Set task >> Leave out the images and repeat the listing below without a single change.
[Start of Recorded data]
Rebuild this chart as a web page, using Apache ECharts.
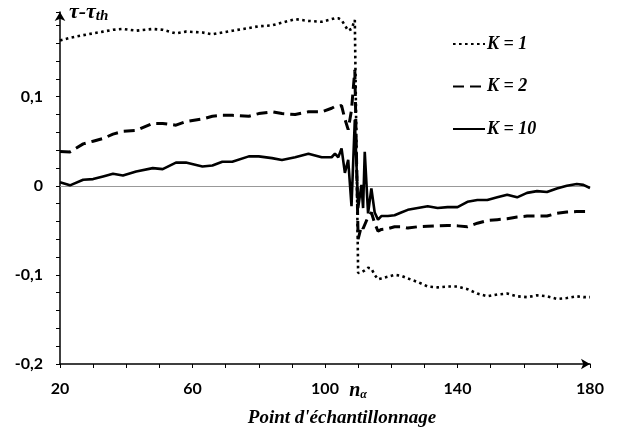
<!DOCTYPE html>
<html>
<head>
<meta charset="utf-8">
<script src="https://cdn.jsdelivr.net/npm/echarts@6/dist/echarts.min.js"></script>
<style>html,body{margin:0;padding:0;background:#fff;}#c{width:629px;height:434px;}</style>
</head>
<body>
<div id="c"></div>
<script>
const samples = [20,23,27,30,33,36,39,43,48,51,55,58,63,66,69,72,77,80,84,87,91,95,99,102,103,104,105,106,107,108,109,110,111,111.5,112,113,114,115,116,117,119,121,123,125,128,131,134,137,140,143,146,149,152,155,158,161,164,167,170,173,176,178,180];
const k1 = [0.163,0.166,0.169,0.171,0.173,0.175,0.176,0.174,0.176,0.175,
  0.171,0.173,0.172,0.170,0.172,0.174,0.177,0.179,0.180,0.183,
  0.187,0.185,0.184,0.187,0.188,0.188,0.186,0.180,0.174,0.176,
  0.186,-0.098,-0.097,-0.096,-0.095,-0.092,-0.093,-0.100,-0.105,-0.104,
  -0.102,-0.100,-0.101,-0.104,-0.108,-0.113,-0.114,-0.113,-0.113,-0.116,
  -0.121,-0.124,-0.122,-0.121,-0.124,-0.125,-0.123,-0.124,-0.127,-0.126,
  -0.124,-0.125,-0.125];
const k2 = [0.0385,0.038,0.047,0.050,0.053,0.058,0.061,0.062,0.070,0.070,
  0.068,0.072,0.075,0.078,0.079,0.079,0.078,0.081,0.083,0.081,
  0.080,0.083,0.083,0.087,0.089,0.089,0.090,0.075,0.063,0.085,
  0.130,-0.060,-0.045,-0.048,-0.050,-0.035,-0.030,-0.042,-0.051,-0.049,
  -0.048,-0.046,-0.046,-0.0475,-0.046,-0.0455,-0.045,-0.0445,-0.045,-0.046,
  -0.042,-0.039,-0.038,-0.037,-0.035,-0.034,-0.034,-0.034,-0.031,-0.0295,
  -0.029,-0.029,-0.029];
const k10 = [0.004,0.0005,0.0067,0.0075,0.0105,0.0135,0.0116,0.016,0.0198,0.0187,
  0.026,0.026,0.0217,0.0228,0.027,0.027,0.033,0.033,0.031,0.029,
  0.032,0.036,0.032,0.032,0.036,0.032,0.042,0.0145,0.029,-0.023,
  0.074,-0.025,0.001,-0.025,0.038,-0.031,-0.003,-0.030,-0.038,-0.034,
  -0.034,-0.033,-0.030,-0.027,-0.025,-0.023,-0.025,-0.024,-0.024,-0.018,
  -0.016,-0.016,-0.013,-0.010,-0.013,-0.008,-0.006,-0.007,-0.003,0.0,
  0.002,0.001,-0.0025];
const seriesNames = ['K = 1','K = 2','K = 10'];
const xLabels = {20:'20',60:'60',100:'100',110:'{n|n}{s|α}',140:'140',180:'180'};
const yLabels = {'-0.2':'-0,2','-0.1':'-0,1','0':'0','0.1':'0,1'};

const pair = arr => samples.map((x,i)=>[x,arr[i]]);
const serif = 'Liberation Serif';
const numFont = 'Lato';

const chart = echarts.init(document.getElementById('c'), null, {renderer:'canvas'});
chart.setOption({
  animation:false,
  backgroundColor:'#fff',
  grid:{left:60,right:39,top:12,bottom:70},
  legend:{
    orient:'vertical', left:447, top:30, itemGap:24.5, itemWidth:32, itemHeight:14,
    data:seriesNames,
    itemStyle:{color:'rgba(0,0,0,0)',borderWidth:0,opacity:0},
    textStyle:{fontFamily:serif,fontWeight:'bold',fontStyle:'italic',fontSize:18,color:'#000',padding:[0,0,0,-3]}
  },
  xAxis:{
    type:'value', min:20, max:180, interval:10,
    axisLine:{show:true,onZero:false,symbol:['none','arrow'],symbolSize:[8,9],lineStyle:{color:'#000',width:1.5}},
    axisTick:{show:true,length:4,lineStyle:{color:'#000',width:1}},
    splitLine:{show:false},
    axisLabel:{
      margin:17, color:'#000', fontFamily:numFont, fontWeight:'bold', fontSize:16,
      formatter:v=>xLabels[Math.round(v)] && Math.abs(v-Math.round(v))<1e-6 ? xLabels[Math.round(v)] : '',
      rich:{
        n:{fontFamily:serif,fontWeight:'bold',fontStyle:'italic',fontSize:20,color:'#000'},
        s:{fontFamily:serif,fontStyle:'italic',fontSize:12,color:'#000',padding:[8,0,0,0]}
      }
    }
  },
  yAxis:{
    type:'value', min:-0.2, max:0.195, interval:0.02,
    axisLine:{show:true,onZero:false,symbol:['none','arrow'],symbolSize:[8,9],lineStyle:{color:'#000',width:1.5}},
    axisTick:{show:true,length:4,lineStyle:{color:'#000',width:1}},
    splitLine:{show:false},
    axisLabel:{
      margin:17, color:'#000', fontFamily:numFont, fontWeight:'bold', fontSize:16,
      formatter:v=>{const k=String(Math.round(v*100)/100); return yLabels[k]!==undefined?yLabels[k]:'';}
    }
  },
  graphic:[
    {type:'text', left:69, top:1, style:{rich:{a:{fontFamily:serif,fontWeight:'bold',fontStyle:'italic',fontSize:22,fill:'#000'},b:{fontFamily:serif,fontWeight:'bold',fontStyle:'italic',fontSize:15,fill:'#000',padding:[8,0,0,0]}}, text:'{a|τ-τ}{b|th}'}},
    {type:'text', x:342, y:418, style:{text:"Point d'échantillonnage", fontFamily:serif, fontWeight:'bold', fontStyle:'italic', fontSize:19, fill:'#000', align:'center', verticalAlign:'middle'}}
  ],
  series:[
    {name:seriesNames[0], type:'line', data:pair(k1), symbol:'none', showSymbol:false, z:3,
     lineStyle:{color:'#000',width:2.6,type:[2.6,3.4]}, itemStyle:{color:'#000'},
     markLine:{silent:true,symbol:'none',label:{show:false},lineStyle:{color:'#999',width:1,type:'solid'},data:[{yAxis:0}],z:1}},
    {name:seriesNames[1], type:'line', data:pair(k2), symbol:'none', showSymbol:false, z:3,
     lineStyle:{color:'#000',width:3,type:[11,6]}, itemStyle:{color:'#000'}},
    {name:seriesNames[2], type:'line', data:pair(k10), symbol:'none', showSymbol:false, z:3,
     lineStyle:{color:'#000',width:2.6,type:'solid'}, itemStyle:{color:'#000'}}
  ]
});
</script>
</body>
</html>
[End of Recorded data]
Solution for this task >>
Rebuild this chart as a web page, using Apache ECharts.
<!DOCTYPE html>
<html>
<head>
<meta charset="utf-8">
<script src="https://cdn.jsdelivr.net/npm/echarts@6/dist/echarts.min.js"></script>
<style>html,body{margin:0;padding:0;background:#fff;}#c{width:629px;height:434px;}</style>
</head>
<body>
<div id="c"></div>
<script>
const samples = [20,23,27,30,33,36,39,43,48,51,55,58,63,66,69,72,77,80,84,87,91,95,99,102,103,104,105,106,107,108,109,110,111,111.5,112,113,114,115,116,117,119,121,123,125,128,131,134,137,140,143,146,149,152,155,158,161,164,167,170,173,176,178,180];
const k1 = [0.163,0.166,0.169,0.171,0.173,0.175,0.176,0.174,0.176,0.175,
  0.171,0.173,0.172,0.170,0.172,0.174,0.177,0.179,0.180,0.183,
  0.187,0.185,0.184,0.187,0.188,0.188,0.186,0.180,0.174,0.176,
  0.186,-0.098,-0.097,-0.096,-0.095,-0.092,-0.093,-0.100,-0.105,-0.104,
  -0.102,-0.100,-0.101,-0.104,-0.108,-0.113,-0.114,-0.113,-0.113,-0.116,
  -0.121,-0.124,-0.122,-0.121,-0.124,-0.125,-0.123,-0.124,-0.127,-0.126,
  -0.124,-0.125,-0.125];
const k2 = [0.0385,0.038,0.047,0.050,0.053,0.058,0.061,0.062,0.070,0.070,
  0.068,0.072,0.075,0.078,0.079,0.079,0.078,0.081,0.083,0.081,
  0.080,0.083,0.083,0.087,0.089,0.089,0.090,0.075,0.063,0.085,
  0.130,-0.060,-0.045,-0.048,-0.050,-0.035,-0.030,-0.042,-0.051,-0.049,
  -0.048,-0.046,-0.046,-0.0475,-0.046,-0.0455,-0.045,-0.0445,-0.045,-0.046,
  -0.042,-0.039,-0.038,-0.037,-0.035,-0.034,-0.034,-0.034,-0.031,-0.0295,
  -0.029,-0.029,-0.029];
const k10 = [0.004,0.0005,0.0067,0.0075,0.0105,0.0135,0.0116,0.016,0.0198,0.0187,
  0.026,0.026,0.0217,0.0228,0.027,0.027,0.033,0.033,0.031,0.029,
  0.032,0.036,0.032,0.032,0.036,0.032,0.042,0.0145,0.029,-0.023,
  0.074,-0.025,0.001,-0.025,0.038,-0.031,-0.003,-0.030,-0.038,-0.034,
  -0.034,-0.033,-0.030,-0.027,-0.025,-0.023,-0.025,-0.024,-0.024,-0.018,
  -0.016,-0.016,-0.013,-0.010,-0.013,-0.008,-0.006,-0.007,-0.003,0.0,
  0.002,0.001,-0.0025];
const seriesNames = ['K = 1','K = 2','K = 10'];
const xLabels = {20:'20',60:'60',100:'100',110:'{n|n}{s|α}',140:'140',180:'180'};
const yLabels = {'-0.2':'-0,2','-0.1':'-0,1','0':'0','0.1':'0,1'};

const pair = arr => samples.map((x,i)=>[x,arr[i]]);
const serif = 'Liberation Serif';
const numFont = 'Lato';

const chart = echarts.init(document.getElementById('c'), null, {renderer:'canvas'});
chart.setOption({
  animation:false,
  backgroundColor:'#fff',
  grid:{left:60,right:39,top:12,bottom:70},
  legend:{
    orient:'vertical', left:447, top:30, itemGap:24.5, itemWidth:32, itemHeight:14,
    data:seriesNames,
    itemStyle:{color:'rgba(0,0,0,0)',borderWidth:0,opacity:0},
    textStyle:{fontFamily:serif,fontWeight:'bold',fontStyle:'italic',fontSize:18,color:'#000',padding:[0,0,0,-3]}
  },
  xAxis:{
    type:'value', min:20, max:180, interval:10,
    axisLine:{show:true,onZero:false,symbol:['none','arrow'],symbolSize:[8,9],lineStyle:{color:'#000',width:1.5}},
    axisTick:{show:true,length:4,lineStyle:{color:'#000',width:1}},
    splitLine:{show:false},
    axisLabel:{
      margin:17, color:'#000', fontFamily:numFont, fontWeight:'bold', fontSize:16,
      formatter:v=>xLabels[Math.round(v)] && Math.abs(v-Math.round(v))<1e-6 ? xLabels[Math.round(v)] : '',
      rich:{
        n:{fontFamily:serif,fontWeight:'bold',fontStyle:'italic',fontSize:20,color:'#000'},
        s:{fontFamily:serif,fontStyle:'italic',fontSize:12,color:'#000',padding:[8,0,0,0]}
      }
    }
  },
  yAxis:{
    type:'value', min:-0.2, max:0.195, interval:0.02,
    axisLine:{show:true,onZero:false,symbol:['none','arrow'],symbolSize:[8,9],lineStyle:{color:'#000',width:1.5}},
    axisTick:{show:true,length:4,lineStyle:{color:'#000',width:1}},
    splitLine:{show:false},
    axisLabel:{
      margin:17, color:'#000', fontFamily:numFont, fontWeight:'bold', fontSize:16,
      formatter:v=>{const k=String(Math.round(v*100)/100); return yLabels[k]!==undefined?yLabels[k]:'';}
    }
  },
  graphic:[
    {type:'text', left:69, top:1, style:{rich:{a:{fontFamily:serif,fontWeight:'bold',fontStyle:'italic',fontSize:22,fill:'#000'},b:{fontFamily:serif,fontWeight:'bold',fontStyle:'italic',fontSize:15,fill:'#000',padding:[8,0,0,0]}}, text:'{a|τ-τ}{b|th}'}},
    {type:'text', x:342, y:418, style:{text:"Point d'échantillonnage", fontFamily:serif, fontWeight:'bold', fontStyle:'italic', fontSize:19, fill:'#000', align:'center', verticalAlign:'middle'}}
  ],
  series:[
    {name:seriesNames[0], type:'line', data:pair(k1), symbol:'none', showSymbol:false, z:3,
     lineStyle:{color:'#000',width:2.6,type:[2.6,3.4]}, itemStyle:{color:'#000'},
     markLine:{silent:true,symbol:'none',label:{show:false},lineStyle:{color:'#999',width:1,type:'solid'},data:[{yAxis:0}],z:1}},
    {name:seriesNames[1], type:'line', data:pair(k2), symbol:'none', showSymbol:false, z:3,
     lineStyle:{color:'#000',width:3,type:[11,6]}, itemStyle:{color:'#000'}},
    {name:seriesNames[2], type:'line', data:pair(k10), symbol:'none', showSymbol:false, z:3,
     lineStyle:{color:'#000',width:2.6,type:'solid'}, itemStyle:{color:'#000'}}
  ]
});
</script>
</body>
</html>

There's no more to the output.